One honest thing: the beach directly in front of the resort has a red flag most days. The Pacific side of the Cabo corridor produces serious surf and a wicked undertow. You can walk on it, watch pelicans dive-bomb fish at sunset, collect shells with your kid. You cannot swim in it. The resort compensates with a network of pools — a main infinity pool, a quieter adults-only pool, the kids' splash area — and honestly, with small children, you spend more time at the pool anyway. But if you came imagining long afternoons bobbing in the ocean, recalibrate.

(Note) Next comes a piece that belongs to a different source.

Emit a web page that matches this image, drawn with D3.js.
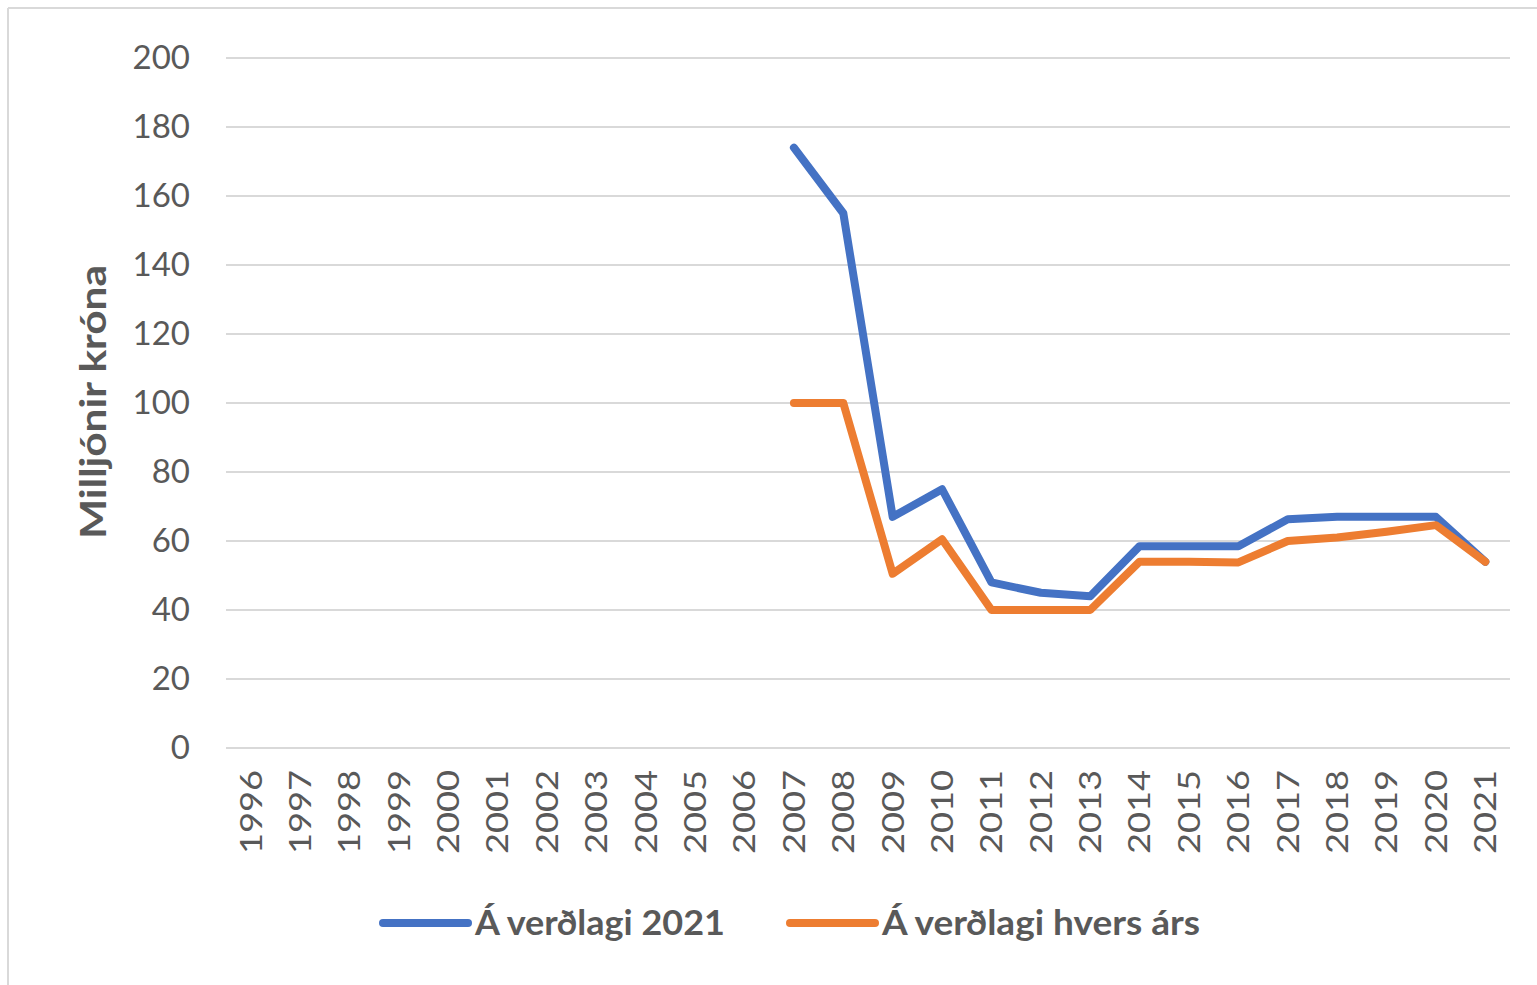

The WiFi holds up in the rooms and by the lobby but gets spotty near the pools, which is maybe the resort doing you a favor. There's a gym that's better equipped than expected and a spa that charges extra, which stings slightly at an all-inclusive. The grounds are large enough that you'll walk fifteen minutes from some rooms to the main pool — bring a stroller for the kid and comfortable shoes for yourself. A guy at the towel station near the family pool had a habit of folding towel animals and leaving them on empty chairs. My daughter carried a towel elephant around for two days.

Beyond the wristband

San José del Cabo's centro histórico is a 11 USD cab ride from the hotel, and it's worth the trip at least once. The art district along Calle Obregón and Álvaro Obregón has a dozen galleries that open their doors on Thursday evenings from November through June. There's a taco stand on Calle Doblado — no name, just a woman with a comal and a line — where the fish tacos cost 2 USD each and taste like the reason you came to Baja. The church on Plaza Mijares, Misión de San José del Cabo, is 18th century and cool inside in every sense of the word. The town feels like a real place in a way the hotel zone doesn't, and the contrast is part of the experience.

On the last morning, we take the stroller down to the beach before breakfast. The sand is cool, the light is flat and silver, and the pelicans are already working. A groundskeeper rakes the sand near the pool deck in long, meditative rows. My daughter waves at him. He waves back, then rakes a small circle in the sand — a face, two eyes, a smile — and keeps walking. The shuttle to the airport leaves from the lobby at ten. The Transpeninsular Highway looks different heading north, the desert on both sides now, the sea behind you. The churro cart on the plaza in San José will be open by the time you read this.

Rates at the Hyatt Ziva Los Cabos start around 492 USD per night for a standard ocean-view room, all-inclusive — that covers your food, your drinks, the kids' club, and the towel elephants. For a family of three or four, it's not cheap, but the math changes when you factor in that you won't spend another peso on meals for the duration.